On October 26th, 2008

eye2i2 wrote:

I agree with the fact of what you bring out. I wonder though, if on the point of the likes of “ought” and “should” if people aren’t simply using such words to indicate that the preferences they use them with or for, is simply that they’ll use violence regarding them? In other words, all one is saying when they say this or that should not be done is that when they are done, violence will result– as something they prefer?

Granted, it is easy to slip over into making them magic words akin to incantations, which allows the user a sort of a mental Get-Out-Of-Logically-Defending-It Card –akin to the infamous “Get Out Of Jail Free” card in the game Monopoly, but factually the words are simply indicators?

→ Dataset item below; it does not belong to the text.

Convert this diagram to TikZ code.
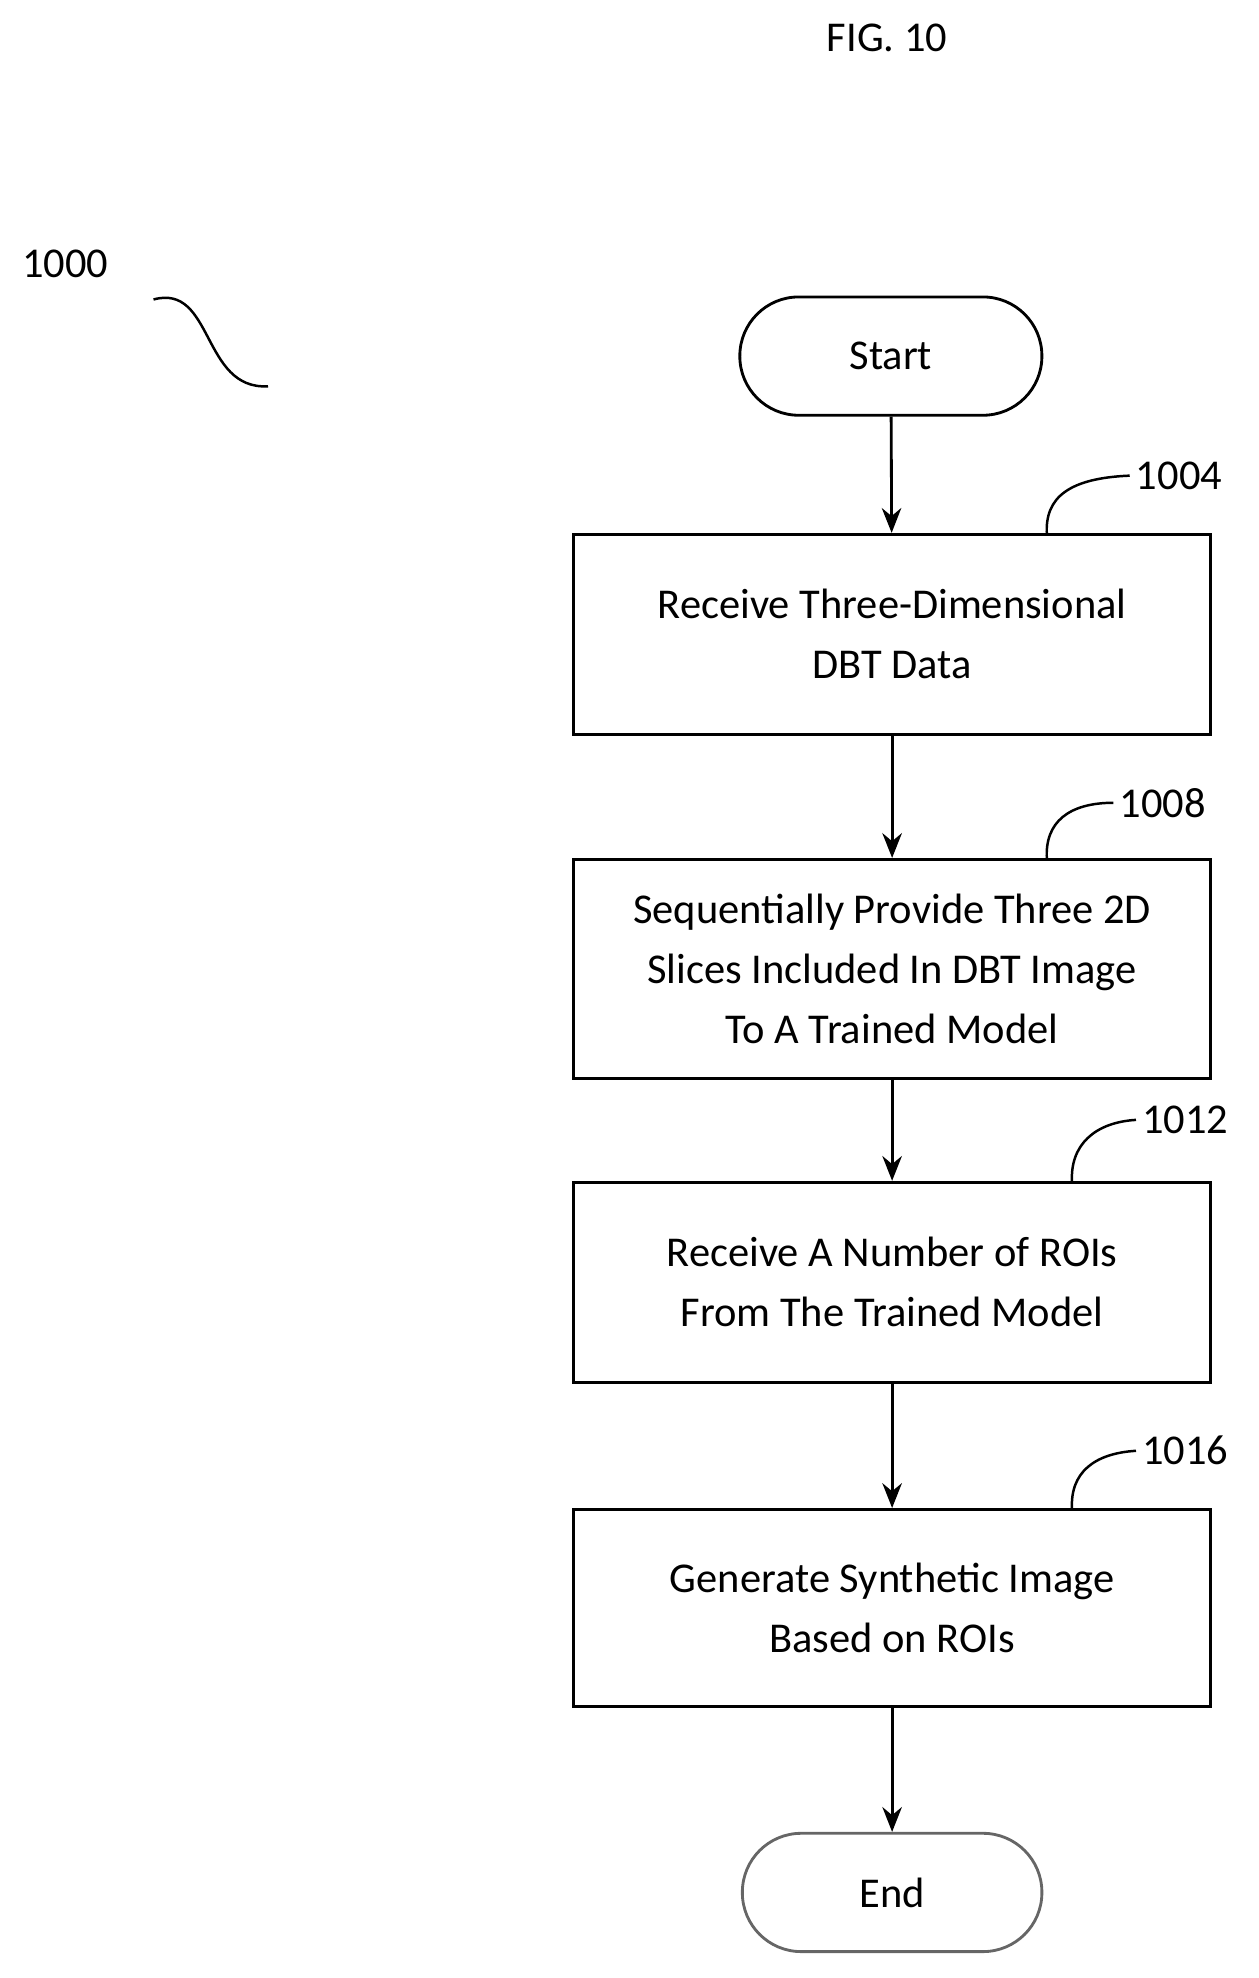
\documentclass[tikz,border=0pt]{standalone}
\usepackage{fontspec}
\setmainfont{Carlito}
\usetikzlibrary{arrows.meta}
\begin{document}
\begin{tikzpicture}[x=0.025cm,y=-0.025cm,
  box/.style={draw,line width=1.6pt,minimum width=12.65cm,align=center,font=\fontsize{24}{34}\selectfont},
  term/.style={draw,line width=1.6pt,rounded corners=1.17cm,minimum width=6cm,minimum height=2.35cm,font=\fontsize{24}{30}\selectfont},
  lbl/.style={font=\fontsize{24}{30}\selectfont},
  arr/.style={-{Stealth[length=14pt,width=11pt]},line width=1.6pt},
  lead/.style={line width=1.4pt}]
\useasboundingbox (0,0) rectangle (1000,1572);
\node[lbl] (fig) at (705,30) {FIG. 10};
\node[lbl] (n1000) at (52,210) {1000};
\coordinate (s1) at (122,238); \coordinate (s2) at (213,307);
\draw[lead] (s1) .. controls (170,225) and (160,310) .. (s2);
\node[term] (start) at (708,283) {Start};
\node[box,minimum height=3.97cm] (b1) at (709,504) {Receive Three-Dimensional\\DBT Data};
\node[box,minimum height=4.35cm] (b2) at (709,770) {Sequentially Provide Three 2D\\Slices Included In DBT Image\\To A Trained Model};
\node[box,minimum height=3.97cm] (b3) at (709,1019) {Receive A Number of ROIs\\From The Trained Model};
\node[box,minimum height=3.92cm] (b4) at (709,1278) {Generate Synthetic Image\\Based on ROIs};
\node[term,draw=black!60,minimum width=5.95cm] (end) at (709,1504) {End};
\draw[arr] (start) -- (b1);
\draw[arr] (b1) -- (b2);
\draw[arr] (b2) -- (b3);
\draw[arr] (b3) -- (b4);
\draw[arr] (b4) -- (end);
\node[lbl] (l1) at (937,378) {1004};
\node[lbl] (l2) at (924,638) {1008};
\node[lbl] (l3) at (942,890) {1012};
\node[lbl] (l4) at (942,1153) {1016};
\coordinate (c1) at (832,425); \coordinate (c2) at (832,683); \coordinate (c3) at (852,940); \coordinate (c4) at (852,1200);
\draw[lead] (c1) .. controls (830,395) and (850,380) .. (l1.west);
\draw[lead] (c2) .. controls (830,653) and (850,638) .. (l2.west);
\draw[lead] (c3) .. controls (850,910) and (870,892) .. (l3.west);
\draw[lead] (c4) .. controls (850,1170) and (870,1155) .. (l4.west);
\end{tikzpicture}
\end{document}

Isn’t it really a matter with folks using the likes of ought/should relative to evil/immoral that there are preferences that they’ve settled in their minds that they will resort to using violence over? Where again, a part of that preference settling is how and to what degree they’ll violently/forcefully respond (ie how they “should”/can/will respond…)?

—eye2i2

On October 26th, 2008

Stewart wrote:

In some cases, yes, that will be true. If it were entirely unambiguous what people meant, in a literal sense, when they said things like “you ought to do X“, then I don’t think I’d have any trouble with it. It’s the fact that people of different beliefs will mean entirely different things by such a statement that makes these phrases worthless as linguistic shortcuts.

Moreover, most users of this sort of language don’t realize that it’s not a literal statement of fact. So it can’t simply be that people are using these words to indicate something else, even if that’s how an observer might best interpret it.